Yve Blake is a born story teller. The playwright and
star of the Queensland Theatre’s smash hit Fangirls showed the ability to spin
a yarn capable of luring people into her web while still in kindy.
She convinced all her friends that it was her
birthday the next week and they should bring presents. They did. It wasn’t. Her
mother made her return the gifts.
In fact, the woman behind Fangirls says those
childhood years could be where her storytelling skills were honed.
“I
was an only child so instead of going off and playing my siblings I would go
play with my toys and kind of find these elaborate dramatic storylines between
them,” she said.
Whatever
it is, it worked. Fangirls is being met with rave reviews and was singled out
for praise in one of the first interviews Lee Lewis gave after being announced
as new Artistic Director of Queensland Theatre.
“Queensland
Theatre has a huge hit on its hands in Fangirls,” Lewis told the ABC. “This
young exciting work will take the whole country by storm. It’s here and in
Sydney this year and next year, who knows how big this thing is going to go.”
If
you look at the musical’s posters and you might be mistaken for thinking this
is work about hysterical teen girls, pitched at hysterical teen girls.
While
young women will see their story reflected on stage, behind the glitz and
glamour there is a deeper story which goes a long way to account for the work’s
popularity.
“There
is low brow fun easy accessible humour in the show but it talks about some
really heavy themes actually. Being a teenage girl is fundamentally stressful
and difficult,” says Blake.
“I always describe this show as a Trojan
horse. It appears to be one thing but it smuggles a completely different thing
inside of it. So yeah the marketing is hot pink and it looks very glittery.”
What
is inside the glitter and hot pink façade is a story about the fragile nature
of teenage girls, a story about how difficult it is to parent a daughter
through these confusing years and a compelling take on how society trivializes
teen women.
For
Blake, there’s a glaring inconsistency in how a teen male football fan sobbing
at his team’s defeat is treated compared to a young woman obsessing over the
latest boy band.
The
genesis of the idea dates back four years to a conversation Yve had with the
13-year-old daughter of a friend who announced she was going to marry Harry
Styles from One Direction.
Blake
laughed.
“She
said ‘don’t laugh at me.

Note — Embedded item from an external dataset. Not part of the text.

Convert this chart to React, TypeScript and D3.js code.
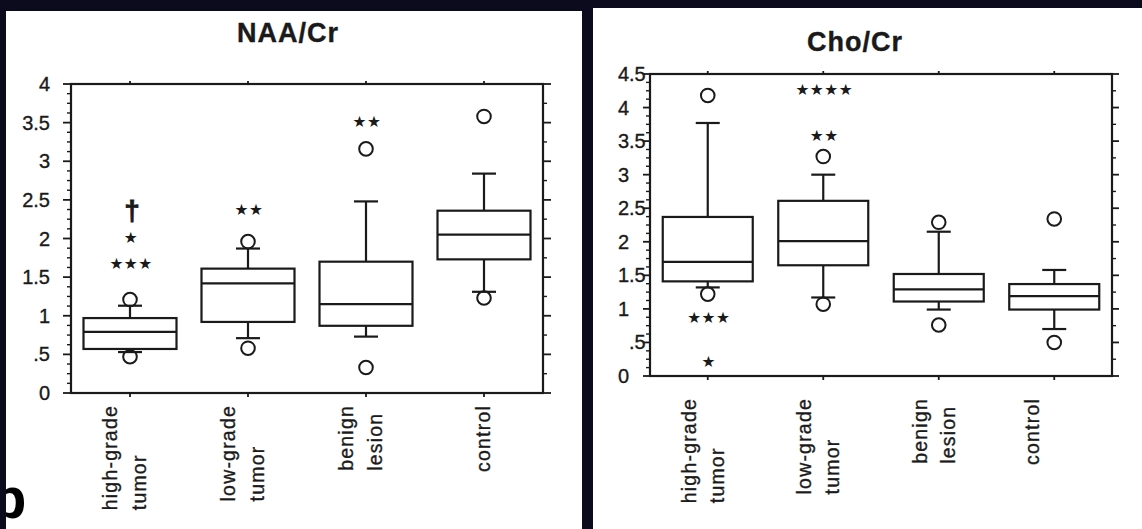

I’m serious and I’ll show you because I love him so
much that I’d slash someone’s throat to be with him’.”
It
was a lightbulb moment that made Blake question why she found Paris Hilton so
compelling in her teens and why she felt that was something to be ashamed of.
“I
wanted to talk about the ways that we do young women a disservice by
underestimating them by telling them what they what they can and cannot be,”
said Blake.
And
she wanted to write something of a love letter to all those who have raised
daughters through this hormone-driven coming of age.
“I
know that when I was a teenager I was embarrassed of my mum because I just
thought that I knew everything and what could she tell me?” she confesses.
“I
really wanted to represent the challenge of being a parent to a teenager when you
know that they don't want to hear any of your advice.”
As
well as taking the Fangirls to Sydney to the Belvoir Street Theatre, the
concept is being turned into a television series in the UK and Blake is working
on an unrelated podcast musical, a feature film and a musical for families.
Like
Fangirls, there’s a lot more going on than you might imagine looking at the
small quietly-spoken woman in the reflective heart-shaped sunnies, peasant
shirt and demin shorts.
It’s
been a wild ride for a woman who gave up performing in her early 20s after
feeling burnt out following a series of one woman shows.
But
she’s happy she took on the challenge of both writing and starring in her first
musical.
“I
decided at the end of the day maybe it was important to me to do this and close
the loop because in so many ways this work is like what I wish I knew when I
was 14 and it was important for me too.”